Why Did My Paycheck Show a 401k Deduction Before I Even Signed Up?
The first paycheck shows a smaller number than expected, and a quick look at the stub reveals a 401(k) deduction for a plan that was never actively signed up for. That’s a more common setup than it might seem, and there’s usually a specific explanation behind it.
In a nutshell
Many employers use a feature called automatic enrollment, which defaults new eligible employees into contributing a set percentage of their paycheck to the company’s retirement plan unless they actively opt out. Instead of requiring an employee to sign up to start contributing, the plan is structured so contributions begin automatically, and the employee has to take action to stop them or change the rate.
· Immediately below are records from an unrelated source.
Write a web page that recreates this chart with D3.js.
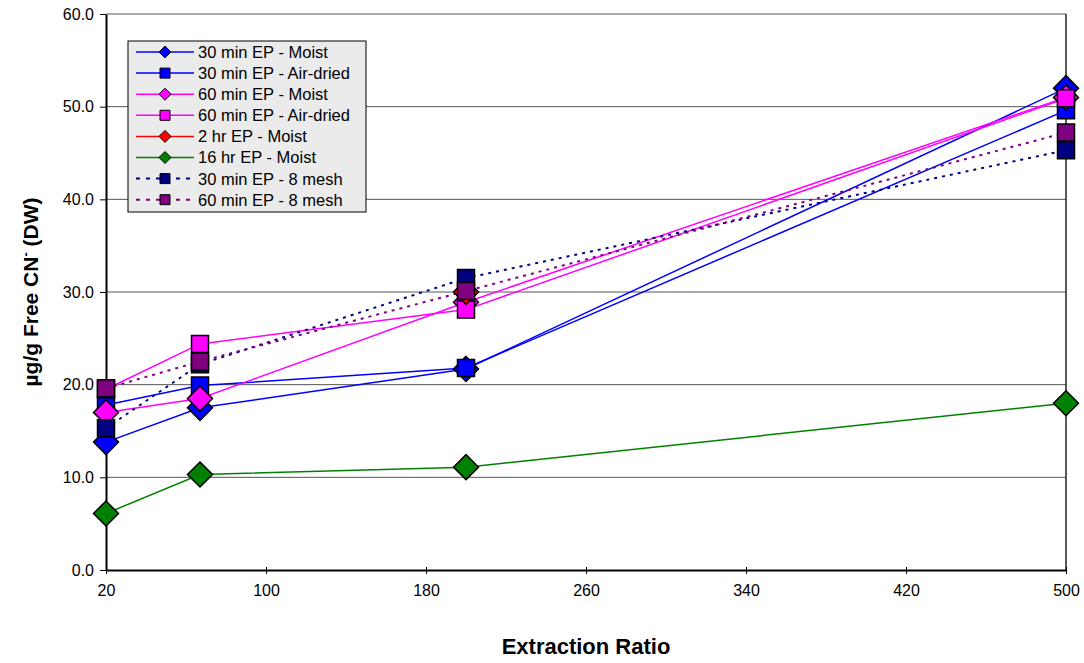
<!DOCTYPE html>
<html>
<head>
<meta charset="utf-8">
<script src="https://cdn.jsdelivr.net/npm/d3@7"></script>
<style>
  body { margin: 0; background: #fff; }
  text { font-family: "Liberation Sans", Arial, sans-serif; }
</style>
</head>
<body>
<div id="chart"></div>
<script>
// extraction ratios
const ratios = [20, 67, 200, 500];
const xTicks = [20, 100, 180, 260, 340, 420, 500];
const yTicks = [0, 10, 20, 30, 40, 50, 60];

const seriesNames = [
    "30 min EP - Moist",
    "30 min EP - Air-dried",
    "60 min EP - Moist",
    "60 min EP - Air-dried",
    "2 hr EP - Moist",
    "16 hr EP - Moist",
    "30 min EP - 8 mesh",
    "60 min EP - 8 mesh"
];
const min30Moist = [13.8, 17.5, 21.7, 52.0];
const min30Air = [17.8, 19.9, 21.8, 49.6];
const min60Moist = [17.0, 18.5, 28.9, 51.0];
const min60Air = [19.5, 24.4, 28.1, 50.9];
const hr2Moist = [null, null, 30.0, null];
const hr16Moist = [6.1, 10.3, 11.1, 18.0];
const min30Mesh = [15.3, 22.2, 31.5, 45.3];
const min60Mesh = [19.6, 22.5, 30.1, 47.2];

const seriesValues = [min30Moist, min30Air, min60Moist, min60Air, hr2Moist, hr16Moist, min30Mesh, min60Mesh];
const colors = ["#0000ff", "#0000ff", "#ff00ff", "#ff00ff", "#ff0000", "#008000", "#000080", "#800080"];
const symbols = ["diamond", "square", "diamond", "square", "diamond", "diamond", "square", "square"];
const dashed = [false, false, false, false, false, false, true, true];

const width = 1084;
const height = 663;
const margin = { top: 14, right: 18, bottom: 93, left: 106 };

const svg = d3.select("#chart")
    .append("svg")
    .attr("width", width)
    .attr("height", height);

const xScale = d3.scaleLinear()
    .domain([20, 500])
    .range([margin.left, width - margin.right]);

const yScale = d3.scaleLinear()
    .domain([0, 60])
    .range([height - margin.bottom, margin.top]);

// marker shapes (square diamond, not the tall d3 one)
const markerPath = (type, r) => type === "diamond"
    ? `M0,${-r}L${r},0L0,${r}L${-r},0Z`
    : `M${-r},${-r}H${r}V${r}H${-r}Z`;

// gridlines
svg.append("g")
    .selectAll("line")
    .data(yTicks.slice(1))
    .join("line")
    .attr("x1", margin.left)
    .attr("x2", width - margin.right)
    .attr("y1", d => yScale(d))
    .attr("y2", d => yScale(d))
    .attr("stroke", "#555")
    .attr("stroke-width", 1);

// right border
svg.append("line")
    .attr("x1", width - margin.right)
    .attr("x2", width - margin.right)
    .attr("y1", margin.top)
    .attr("y2", height - margin.bottom)
    .attr("stroke", "#222")
    .attr("stroke-width", 1.5);

// axes
const xAxis = svg.append("g")
    .attr("transform", `translate(0,${height - margin.bottom})`)
    .call(d3.axisBottom(xScale).tickValues(xTicks).tickSize(6).tickSizeOuter(0).tickPadding(9));
const yAxis = svg.append("g")
    .attr("transform", `translate(${margin.left},0)`)
    .call(d3.axisLeft(yScale).tickValues(yTicks).tickFormat(d3.format(".1f")).tickSize(6).tickSizeOuter(0).tickPadding(6));

[xAxis, yAxis].forEach(a => {
    a.select(".domain").attr("stroke", "#000").attr("stroke-width", 2);
    a.selectAll(".tick line").attr("stroke", "#000").attr("stroke-width", 1);
    a.selectAll(".tick text").attr("font-size", 16).attr("fill", "#000")
        .style("font-family", "'Liberation Sans', Arial, sans-serif");
});
// x ticks cross the axis line
xAxis.selectAll(".tick line").attr("y1", -3).attr("y2", 4);

// lines
const line = d3.line()
    .defined(d => d.v != null)
    .x(d => xScale(d.x))
    .y(d => yScale(d.v));

seriesValues.forEach((vals, i) => {
    const pts = vals.map((v, j) => ({ x: ratios[j], v }));
    svg.append("path")
        .datum(pts)
        .attr("fill", "none")
        .attr("stroke", colors[i])
        .attr("stroke-width", dashed[i] ? 2 : 1.5)
        .attr("stroke-dasharray", dashed[i] ? "3,5" : null)
        .attr("d", line);
});

seriesValues.forEach((vals, i) => {
    const pts = vals.map((v, j) => ({ x: ratios[j], v })).filter(d => d.v != null);
    const r = symbols[i] === "diamond" ? 12.5 : 8.5;
    svg.append("g")
        .selectAll("path")
        .data(pts)
        .join("path")
        .attr("transform", d => `translate(${xScale(d.x)},${yScale(d.v)})`)
        .attr("d", markerPath(symbols[i], r))
        .attr("fill", colors[i])
        .attr("stroke", "#000")
        .attr("stroke-width", 1.5);
});

// legend
const legend = svg.append("g").attr("transform", "translate(128,41)");
legend.append("rect")
    .attr("width", 238)
    .attr("height", 171)
    .attr("fill", "#ebebeb")
    .attr("stroke", "#000")
    .attr("stroke-width", 1);

seriesNames.forEach((name, i) => {
    const y = 11 + i * 21.1;
    const g = legend.append("g").attr("transform", `translate(0,${y})`);
    g.append("line")
        .attr("x1", 8).attr("x2", 66)
        .attr("stroke", colors[i])
        .attr("stroke-width", dashed[i] ? 2 : 1.5)
        .attr("stroke-dasharray", dashed[i] ? "4,6" : null);
    g.append("path")
        .attr("transform", "translate(37,0)")
        .attr("d", markerPath(symbols[i], symbols[i] === "diamond" ? 6 : 5))
        .attr("fill", colors[i])
        .attr("stroke", "#000")
        .attr("stroke-width", 1);
    g.append("text")
        .attr("x", 70)
        .attr("dy", "0.36em")
        .attr("font-size", 16.5)
        .text(name);
});

// axis titles
svg.append("text")
    .attr("x", (margin.left + width - margin.right) / 2)
    .attr("y", 654)
    .attr("text-anchor", "middle")
    .attr("font-size", 22)
    .attr("font-weight", "bold")
    .text("Extraction Ratio");

const yTitle = svg.append("text")
    .attr("transform", `translate(38,${(margin.top + height - margin.bottom) / 2}) rotate(-90)`)
    .attr("text-anchor", "middle")
    .attr("font-size", 21)
    .attr("font-weight", "bold");
yTitle.append("tspan").text("µg/g Free CN");
yTitle.append("tspan").attr("dy", -8).attr("font-size", 13).text("-");
yTitle.append("tspan").attr("dy", 8).text(" (DW)");
</script>
</body>
</html>
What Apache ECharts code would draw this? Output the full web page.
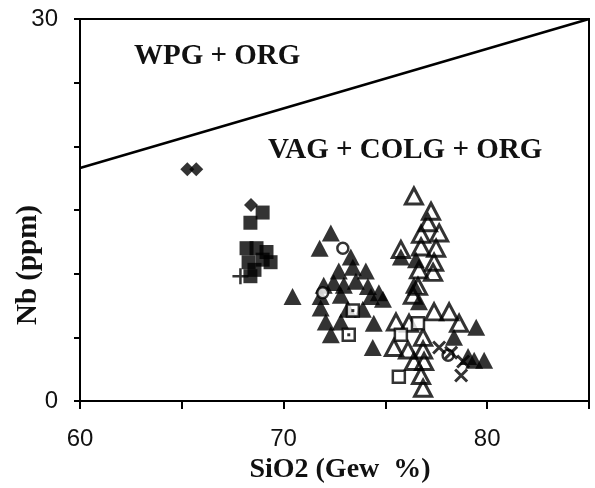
<!DOCTYPE html>
<html><head><meta charset="utf-8">
<script src="https://cdn.jsdelivr.net/npm/echarts@6/dist/echarts.min.js"></script>
<style>html,body{margin:0;padding:0;background:#fff}#c{width:595px;height:488px}</style>
</head><body><div id="c"></div>
<script>
// Data (SiO2 wt%, Nb ppm)
const boundaryLine = [[60, 18.3], [85, 30]];
const filledDiamonds = [[65.27, 18.2], [65.71, 18.2], [68.4, 15.4]];
const filledSquares = [[68.97, 14.8], [68.37, 14.0], [68.18, 12.0], [68.67, 12.0], [69.16, 11.7], [69.36, 10.9], [68.28, 10.9], [68.97, 11.1], [68.57, 10.3], [68.37, 9.8]];
const plusPoints = [[67.88, 9.8]];
const filledTriangles = [[72.32, 13.2], [71.77, 12.0], [73.30, 11.3], [72.71, 10.2], [73.40, 10.5], [74.04, 10.2], [71.97, 9.1], [72.46, 9.3], [72.96, 9.1], [73.55, 9.4], [74.14, 9.0], [74.68, 8.5], [70.44, 8.2], [71.82, 8.2], [72.81, 8.3], [74.29, 8.2], [74.88, 8.0], [71.82, 7.3], [73.15, 7.2], [73.89, 7.2], [72.07, 6.2], [72.81, 6.2], [74.43, 6.1], [72.32, 5.2], [74.38, 4.2], [75.76, 11.3], [76.5, 11.1], [76.4, 9.1], [76.65, 7.8], [79.46, 5.8], [78.37, 5.0], [79.36, 3.2], [79.85, 3.2], [79.06, 3.5]];
const openTriangles = [[76.40, 16.1], [77.24, 14.9], [77.09, 14.0], [76.75, 13.1], [77.64, 13.2], [77.49, 12.0], [75.76, 11.9], [76.75, 12.1], [77.39, 10.9], [76.65, 10.3], [77.34, 10.1], [76.6, 9.0], [76.35, 8.3], [77.39, 7.0], [78.13, 7.0], [75.52, 6.2], [76.16, 6.1], [76.85, 5.0], [78.62, 6.1], [75.42, 4.2], [76.11, 4.0], [76.85, 4.0], [76.4, 3.1], [76.9, 3.1], [76.75, 2.0], [76.85, 1.0]];
const openCircles = [[72.91, 12.0], [71.92, 8.5], [78.08, 3.6]];
const dottedSquares = [[73.4, 7.1], [73.2, 5.2]];
const openSquares = [[76.6, 6.1], [75.76, 5.2], [75.66, 1.9]];
const crosses = [[77.64, 4.2], [78.23, 3.8], [78.82, 3.1], [78.72, 2.0]];
const xTickLabels = [60, 70, 80];
const yTickLabels = [0, 30];

const chart = echarts.init(document.getElementById('c'), null, {renderer: 'canvas'});
const serif = '"Liberation Serif", "DejaVu Serif", serif';
const sans = '"Liberation Sans", Arial, sans-serif';
chart.setOption({
  animation: false,
  backgroundColor: '#fff',
  grid: {left: 80, top: 19, width: 509, height: 382, show: true, borderColor: '#000', borderWidth: 2, backgroundColor: 'transparent'},
  xAxis: {
    type: 'value', min: 60, max: 85, interval: 5,
    axisLine: {lineStyle: {color: '#000', width: 2}},
    axisTick: {length: 8, lineStyle: {color: '#000', width: 2}},
    splitLine: {show: false},
    axisLabel: {color: '#111', fontFamily: sans, fontSize: 24, margin: 26,
      formatter: v => xTickLabels.includes(v) ? String(v) : ''}
  },
  yAxis: {
    type: 'value', min: 0, max: 30, interval: 5,
    axisLine: {lineStyle: {color: '#000', width: 2}},
    axisTick: {length: 6, lineStyle: {color: '#000', width: 2}},
    splitLine: {show: false},
    axisLabel: {color: '#111', fontFamily: sans, fontSize: 24, margin: 22,
      formatter: v => yTickLabels.includes(v) ? String(v) : ''}
  },
  graphic: [
    {type: 'text', left: 134, top: 42, style: {text: 'WPG + ORG', font: 'bold 29px ' + serif, fill: '#111'}},
    {type: 'text', left: 268, top: 136, style: {text: 'VAG + COLG + ORG', font: 'bold 29px ' + serif, fill: '#111'}},
    {type: 'text', x: 29, y: 265, rotation: Math.PI / 2, style: {text: 'Nb (ppm)', font: 'bold 29px ' + serif, fill: '#111', align: 'center', verticalAlign: 'middle'}},
    {type: 'text', x: 340, y: 470, style: {text: 'SiO2 (Gew  %)', font: 'bold 28px ' + serif, fill: '#111', align: 'center', verticalAlign: 'middle'}}
  ],
  series: [
    {type: 'line', data: boundaryLine, symbol: 'none', lineStyle: {color: '#000', width: 2.5}, z: 1},
    {type: 'scatter', data: filledDiamonds, symbol: 'diamond', symbolSize: [14, 14], itemStyle: {color: '#000'}},
    {type: 'scatter', data: filledSquares, symbol: 'rect', symbolSize: 14, itemStyle: {color: '#000'}},
    {type: 'scatter', data: plusPoints, symbol: 'path://M5,0L5,10M0,5L10,5', symbolSize: 16, itemStyle: {color: 'rgba(0,0,0,0)', borderColor: '#000', borderWidth: 2.5}},
    {type: 'scatter', data: filledTriangles, symbol: 'triangle', symbolSize: [18, 17], itemStyle: {color: '#000'}},
    {type: 'scatter', data: openTriangles, symbol: 'triangle', symbolSize: [17, 16], itemStyle: {color: 'rgba(0,0,0,0)', borderColor: '#000', borderWidth: 3}},
    {type: 'scatter', data: openCircles, symbol: 'circle', symbolSize: 11, itemStyle: {color: '#fff', borderColor: '#000', borderWidth: 2.5}},
    {type: 'scatter', data: dottedSquares, symbol: 'rect', symbolSize: 12, itemStyle: {color: '#fff', borderColor: '#000', borderWidth: 2.5}},
    {type: 'scatter', data: dottedSquares, symbol: 'rect', symbolSize: 3, itemStyle: {color: '#000'}},
    {type: 'scatter', data: openSquares, symbol: 'rect', symbolSize: 12, itemStyle: {color: '#fff', borderColor: '#000', borderWidth: 2.5}},
    {type: 'scatter', data: crosses, symbol: 'path://M0,0L10,10M10,0L0,10', symbolSize: 12, itemStyle: {color: 'rgba(0,0,0,0)', borderColor: '#000', borderWidth: 3}}
  ]
});
</script></body></html>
How automatic enrollment actually works
Under this design, once an employee becomes eligible for the plan, the employer starts withholding a default contribution percentage from each paycheck and directs it into the retirement plan, often into a default investment option chosen by the plan itself. Employees are generally notified about this in writing before or shortly after it starts, explaining the default contribution rate, the default investment, and how to opt out or change the elections. The core idea behind the design is that many people, given the choice, never get around to actively enrolling, so a default of “in unless you say otherwise” tends to result in more people building retirement savings than a default of “out unless you say so.”
What an employee can typically do about it
- Opt out entirely. Most plans with automatic enrollment allow an employee to stop the contributions and, depending on the plan’s specific rules and timing, sometimes get a refund of contributions made within a short window after enrollment.
- Change the contribution percentage. Rather than opting out completely, many employees adjust the default rate up or down to match what fits their own budget.
- Change the investment selection. Contributions often start in a default investment option, and employees can typically choose different investments within the plan’s offerings instead.
- Do nothing and stay enrolled. For some, the default rate and investment are a reasonable starting point, and staying enrolled without changes is also a valid choice.
Why employers set plans up this way
Automatic enrollment is a plan design employers can choose to adopt, and some retirement legislation has encouraged its use because participation rates tend to be meaningfully higher under this structure compared to a traditional opt-in model. It doesn’t change the fundamental rules of the retirement plan itself — contribution limits, vesting, and investment options work the same way — it just changes the default starting point for participation.
What to check on your own paycheck and plan documents
Plan documents or a summary notice from the employer should spell out the default contribution rate, whether it increases automatically over time (a feature sometimes called automatic escalation), what the default investment is, and the specific process and deadline for opting out or adjusting elections. Comparing that notice against the actual paycheck deduction is the most direct way to confirm the numbers match what the plan describes, alongside understanding what other pretax deductions are doing to the same paycheck.
Putting it in perspective
A 401(k) deduction that shows up without an active sign-up is usually the result of automatic enrollment, a plan feature that starts contributions by default and asks the employee to opt out rather than opt in. Reviewing the plan notice for the default rate, investment choice, and how to make changes is the fastest way to understand exactly what’s happening and to decide whether to stay enrolled, adjust it, or step out of it altogether.